Both picture were made in 1756, and for those who wonder what Gallica is, it's the numerical library of the French National Library (BNF)
 
rapier17 said:
If I ever have to fight with a sharpened rapier, small sword etc my instinctive knowledge of the movements would give me a significant advantage, notably with regards to footwork and avoiding incoming attacks, which constitutes the majority of swordplay & the primary means of not getting killed.
Off-topic brainfart: has the footwork you've developed through your fencing classes improved your dancing skills?
 
Sadly, no. I always have been, and no doubt will always remain, a poor dancer. However I'm pretty nifty when it comes to general movement*.

*As silly as it may sound there can be quite a marked difference in movement between how a (former) martial artist moves about and how someone without martial training moves around. Unless I just exhibit it blatantly with a natural flamboyance, I've had it remarked upon repeatedly over the past 10 years. However a very good friend of mine who has trained in mixed martial arts moves with a grace you normally would not expect from a man of his height (6'2") and build (very broad muscular upper body with a bit of a belly).

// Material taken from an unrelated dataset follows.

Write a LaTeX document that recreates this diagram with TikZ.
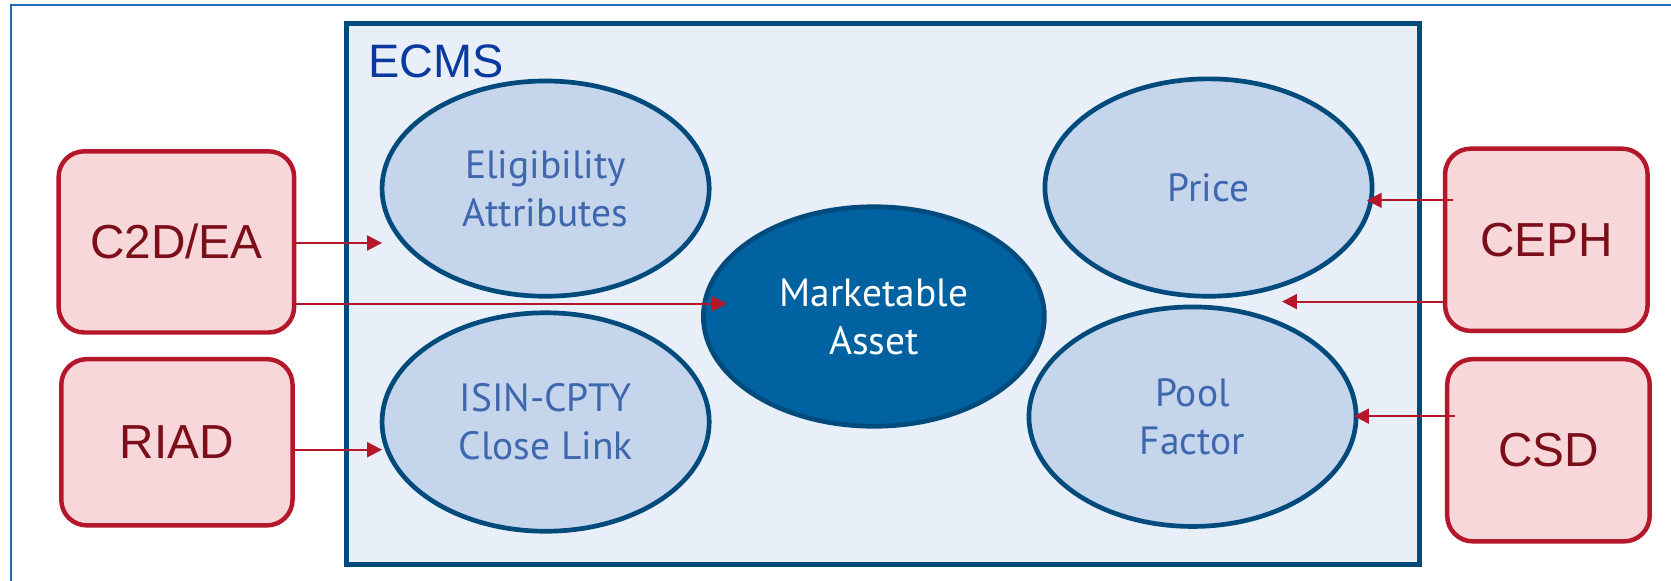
\documentclass[tikz,border=0pt]{standalone}
\usepackage{fontspec}
\setmainfont{PT Sans}
\newfontfamily\arialf{Liberation Sans}
\usetikzlibrary{shapes.geometric,arrows.meta,calc}
\definecolor{frameblue}{HTML}{1F6FB5}
\definecolor{ecmsfill}{HTML}{E8EFF8}
\definecolor{ecmsline}{HTML}{004A7C}
\definecolor{ecmstext}{HTML}{0A3A9F}
\definecolor{ellfill}{HTML}{C4D5EC}
\definecolor{elltext}{HTML}{3F67AE}
\definecolor{mafill}{HTML}{0062A1}
\definecolor{srcfill}{HTML}{F8D7DA}
\definecolor{srcline}{HTML}{B5172A}
\definecolor{srctext}{HTML}{7A0F1A}
\tikzset{
  ell/.style={ellipse, draw=ecmsline, line width=2.2pt, fill=ellfill, inner sep=0pt, outer sep=0pt,
    text=elltext, align=center, font=\fontsize{18.5}{22.5}\selectfont},
  src/.style={rectangle, rounded corners=12pt, draw=srcline, line width=2.1pt, fill=srcfill,
    inner sep=0pt, outer sep=0pt, text=srctext, font=\arialf\fontsize{22.4}{26}\selectfont},
  arr/.style={draw=srcline, line width=1pt, -{Triangle[length=7pt,width=7pt]}}
}
\begin{document}
\begin{tikzpicture}[x=0.5pt,y=-0.5pt]
\useasboundingbox (0,0) rectangle (1568,545);
\fill[white] (0,0) rectangle (1568,545);
\draw[frameblue, line width=0.8pt] (10,700) -- (10,5) -- (1700,5);
% ECMS container
\node[rectangle, draw=ecmsline, line width=2.4pt, fill=ecmsfill, inner sep=0pt, outer sep=0pt,
  minimum width=503.5pt, minimum height=254pt] (ecms) at (828.5,276) {};
\node[anchor=west, text=ecmstext, font=\arialf\fontsize{22}{26}\selectfont, inner sep=0pt] (ecmslabel) at (345,58) {ECMS};
% ellipses
\node[ell, minimum width=153.5pt, minimum height=101pt] (elig) at (512,177) {Eligibility\\Attributes};
\node[ell, minimum width=153.5pt, minimum height=102.5pt] (isin) at (512,396) {ISIN-CPTY\\Close Link};
\node[ell, minimum width=160pt, minimum height=103pt, fill=mafill, text=white] (ma) at (820,297) {Marketable\\Asset};
\node[ell, minimum width=153.5pt, minimum height=102pt] (price) at (1134,176) {Price};
\node[ell, minimum width=153.5pt, minimum height=103pt] (pool) at (1119,391) {Pool\\Factor};
% source boxes
\node[src, minimum width=110.5pt, minimum height=85pt] (c2d) at (165.5,227) {C2D/EA};
\node[src, minimum width=108.5pt, minimum height=78pt] (riad) at (166,415) {RIAD};
\node[src, minimum width=95pt, minimum height=85.5pt] (ceph) at (1451,225) {CEPH};
\node[src, minimum width=95pt, minimum height=85.5pt] (csd) at (1453,422.5) {CSD};
% connectors
\coordinate (matip) at (682,285);
\coordinate (cephfree) at (1203,283);
\draw[arr] (c2d.east |- 0,228) -- (elig.west |- 0,228);
\draw[arr] (c2d.east |- matip) -- (matip);
\draw[arr] (riad.east |- 0,422) -- (isin.west |- 0,422);
\draw[arr] ([xshift=3.5pt]ceph.west |- 0,188) -- ([xshift=-2.5pt]price.east |- 0,188);
\draw[arr] (ceph.west |- cephfree) -- (cephfree);
\draw[arr] ([xshift=3.5pt]csd.west |- 0,390.5) -- ([xshift=-1pt]pool.east |- 0,390.5);
\end{tikzpicture}
\end{document}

On-topic and for the season;
1613887_837493846308576_3030765440472475856_n.jpg
 
Yes, this is the reconstruction I meant. I got immediatly the same thought as Eктωρ when I first looked at it.
Knowing that archeologists like to make mistakes I thought it was vembraces and greaves misleadingly put onto the chest but the piece of mail worn over the shoulders does indeed imply the use of it as chest armor.

 
Yeah, that's got to have some sort of mail under it.

jacobhinds said:
But you'd have to get the blade precisely lined up. I can imagine it's a bit lighter than mail of the same coverage and a ton easier to make.

I don't think so, dude; if you have a piercing sword like a spatha and turn it so it's sitting with the blade vertically, any stab you do is going to slide off the sides of the plate and pierce the cloth. It's already the standard way of holding a sword, in close quarters with a seax it would be very easy to exploit that.